Modeling the Structural Dynamics of Parachutes with Support for Multi-Dimensional Manifold Mesh Refinemen

We have developed a computational model to study the structural dynamics of parachute deployment using adaptive finite element analysis. The mathematical model uses a large deformation formulation of nonlinear elasticity with two dimensional membranes and one dimensional stiffeners. Constant or projected pressure loading is supported with the model, but fully coupled fluid-structure interaction is not addressed in this work. We leveraged the multiphysics package GRINS wherein we implemented large deformation membrane and cable finite element formulations. GRINS is built on the libMesh finite element library.
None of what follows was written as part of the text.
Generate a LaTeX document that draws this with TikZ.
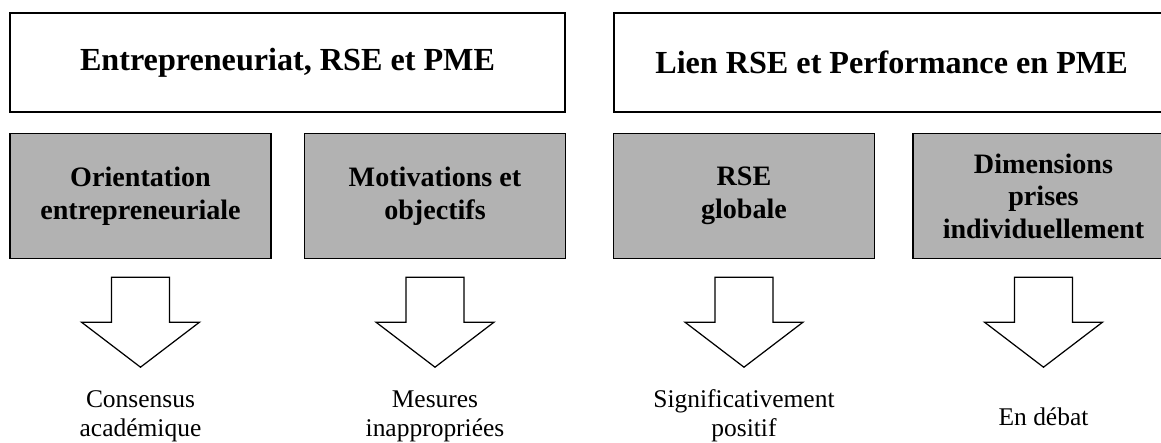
\documentclass[tikz,border=0pt]{standalone}
\usepackage{fontspec}
\setmainfont{Liberation Serif}
\usepackage{xcolor}
\usetikzlibrary{calc, positioning}
\definecolor{boxgray}{RGB}{178,178,178}

\begin{document}
\begin{tikzpicture}[x=0.02cm,y=0.02cm,
                    head node/.style={rectangle,draw,line width=0.8pt,minimum width=11.1cm,minimum height=1.98cm,font=\fontsize{18.3}{21}\selectfont\bfseries},
                    sub node/.style={rectangle,draw,line width=0.8pt,fill=boxgray,minimum width=5.22cm,minimum height=2.5cm,align=center,font=\fontsize{16}{18.5}\selectfont\bfseries},
                    result node/.style={align=center,font=\fontsize{14.5}{16.5}\selectfont},
                    block arrow/.style={draw,line width=0.7pt,fill=white,line join=miter}]

  \useasboundingbox (0,0) rectangle (1161,443);

  \node[head node] (1) at (287.5,380.5) {Entrepreneuriat, RSE et PME};
  \node[head node] (2) at (891.5,380.5) {Lien RSE et Performance en PME};

  \node[sub node] (3) at (140.5,247) {Orientation\\entrepreneuriale};
  \node[sub node] (4) at (435,247) {Motivations et\\objectifs};
  \node[sub node] (5) at (744,247) {RSE\\globale};
  \node[sub node] (6) at (1043.5,247) {Dimensions\\prises\\individuellement};

  \node[result node] (7) at (140.5,27) {Consensus\\académique};
  \node[result node] (8) at (435,27) {Mesures\\inappropriées};
  \node[result node] (9) at (744,27) {Significativement\\positif};
  \node[result node] (10) at (1043.5,26) {En débat};

  % block arrows under the grey boxes
  \foreach \n in {3,4,5,6}
    \draw[block arrow] ($(\n.south)+(-29,-18)$) -- ++(58,0) -- ++(0,-45) -- ++(30,0)
      -- ++(-59,-45) -- ++(-59,45) -- ++(30,0) -- cycle;

\end{tikzpicture}
\end{document}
A key aspect of libMesh is that it supports adaptive mesh refinement (AMR) on general unstructured meshes on parallel supercomputers. The novel contribution from this project is added support for AMR with mesh topologies that have conforming one- and two-dimensional manifolds as well as possible coupling to three-dimensional elements. To the best of our knowledge, this is a unique capability in open-source finite element libraries. The AMR technology is illustrated on several examples for large deformation and materially nonlinear geometries with conforming one-dimensional and two-dimensional manifolds. A final illustration is shown on a parachute geometry similar to a parachute used in the Orion space vehicle.